If I had to describe the next 10 miles, I would say “Appalachian Trail-like.” In particular, it wanted to keep me as close to the center of the ridgeline as it could, no matter how much it meant I had to pointlessly go up and down hills. And it only employed switchbacks where it would actually be impossible to go straight up or down the slope…and it set a high bar for impossible.

On the bright side, most of the hilltops and ridgeline were exposed, which meant I had excellent panoramic views of the smoky haze from the wildfires all day. Which is to say, it reminded me a lot of my day on Franconia Ridge in 2013, but with fog swapped for smoke.

By lunch I had barely hiked eight miles if that, but I had come over the highest point of the day. The rest of the day was more down than up…for what that was worth, as there was still plenty of up. And since I knew there was a lot of heat, swarms of flies, and seemingly limitless legwork ahead and I was already fading, I took a Stacker-2 B-12 10000%. And it helped at first.

I took an afternoon break in the shade of a tree down from the last short climb before Lewis and Clark Pass (I guess this is where they crossed the Divide?). From there, I could face down my last foe of the day, the final boss: Green Mountain.

And I did procrastinate just a wee bit on heading off to tackle it. I could tell by looking at it and its elevation profile on Guthook that it was going to be a monster. But I needed to go 3.9 miles over the very peak of that mountain to get to a spring on its south face where I could stop for dinner.

So I packed up my stuff, psyched myself up, and… delayed. I was worried about my battery power, and I was thinking about heading into Lincoln the next day just for a couple of hours to recharge my devices. So I wanted to look at the restaurant options for a place to sit while that happened. And then I noticed a waypoint for something people had been mentioning: the High Divide Gear Store was right next to the trail just a day’s hike further on. So I turned off airplane mode; I had service. I called them up and asked if they had electricity. Sure enough, I could avoid the tricky hitches both into and out of Lincoln with a stop there instead.

At the same time, I also received a text that Sam in Leadore, the man I had left a package with and got the cell number of in order to get a ride into Leadore when I got there, had died. No word on the cause or how this will effect my plans as yet. But I do feel lucky I got to meet the man before the end.

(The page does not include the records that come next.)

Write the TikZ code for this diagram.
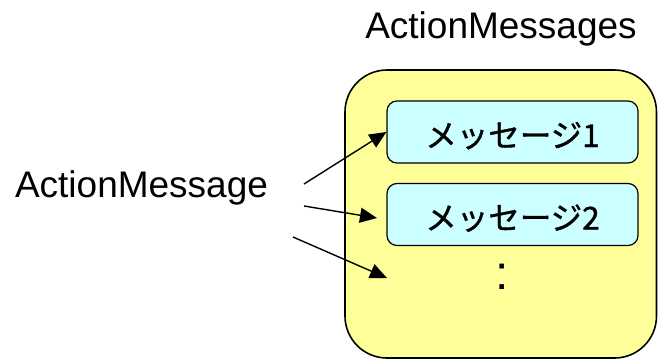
\documentclass[tikz,border=0pt]{standalone}
\usepackage{fontspec}
\setmainfont{Liberation Sans}
\newfontfamily\jpfont[FakeBold=1.2]{Noto Sans CJK JP}
\usetikzlibrary{arrows.meta}

\definecolor{holder}{HTML}{FFFF99}
\definecolor{msgfill}{HTML}{CCFFFF}

\tikzset{
  label text/.style={font=\fontsize{37}{40}\selectfont, inner sep=0pt},
  holderbox/.style={draw=black, line width=1.6pt, fill=holder, rounded corners=42pt},
  msgbox/.style={draw=black, line width=1.2pt, fill=msgfill, rounded corners=10pt,
    minimum width=251pt, minimum height=62pt, inner sep=0pt,
    text height=30pt, text depth=0pt, font=\jpfont\fontsize{31.5}{34}\selectfont},
  link/.style={line width=1.4pt, -{Triangle[length=17pt,width=15pt]}},
}

\begin{document}
\begin{tikzpicture}[x=1pt, y=-1pt]
  \useasboundingbox (0,0) rectangle (658,359);

  % container for the message list
  \draw[holderbox] (345,70) rectangle (656.5,358);
  \node[label text, anchor=base] (title) at (501,38) {ActionMessages};

  % individual messages
  \node[msgbox] (m1) at (512.5,132) {メッセージ1};
  \node[msgbox] (m2) at (512.5,214.5) {メッセージ2};
  \node[font=\fontsize{48}{50}\selectfont, inner sep=0pt, anchor=base] (more) at (502,289) {:};

  % the single message being added
  \node[label text, anchor=base] (single) at (141.5,197) {ActionMessage};

  \coordinate (s1) at (304,184);
  \coordinate (s2) at (304,206);
  \coordinate (s3) at (293,237);
  \coordinate (e2) at (377,218);
  \coordinate (e3) at (387,278);

  \draw[link] (s1) -- (m1.west);
  \draw[link] (s2) -- (e2);
  \draw[link] (s3) -- (e3);
\end{tikzpicture}
\end{document}
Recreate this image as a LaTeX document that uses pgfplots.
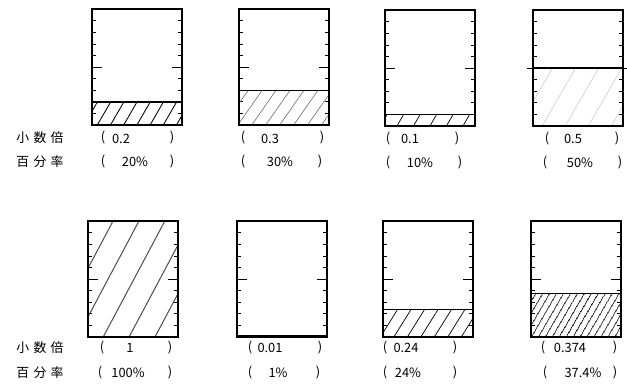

Okay, enough delay. I hiked down to face my foe. The 1.8 mile descent to Lewis and Clark Pass was rocky and a bit painful on my feet, but it went by in a heartbeat. The climb up Green Mountain, on the other hand, took a solid hour. It was about 1000 feet of ascent in about 1.2 miles. That’s Mahoosuc Arm steep. I tried to capture it in the pictures, but there were sections that were 45 degrees or steeper. It should have had stairs cut into it. In fact, the only reason it could be climbed at all was a thick bed of gravel and, further up, ankle roller sized rocks. Previous hikers steps had shaped the rockslide into a series of stair-like indentations. And this steep section started halfway up an already steep climb. It continued being nearly as steep all the way up, always in direct sunlight, but at least there was sometimes a breeze.

Finally, after taking an entire hour to go one mile, I could look around from the peak and see all of… nothing. The looming shapes of nearby ridges emerging from the haze.

Fortunately, the spring was now only 0.6 miles away, all downhill! I flew down a couple of switchbacks (hey, they should do more of those!) and arrived at the spring within two hours of leaving my last break, thereby maintaining my 2mph average for the section. I threw out my stuff and myself onto a nice trampled down spot under a tree and got busy on dinner. While that was cooking, I drank all the rest of the water I was carrying and filtered some more from the spring. I go through at least 6 liters a day lately with all this heat.

It was already 7 by the time I finished dinner and got packed up, but there were no good campsites in sight. If my new schedule was to work, I needed to get to bed ASAP. Fortunately, there was a blocked-off road meeting the trail just a little ways down the hill. It was level and campable. I got set up and inside by a bit after eight and was ready to sleep by a bit after 9.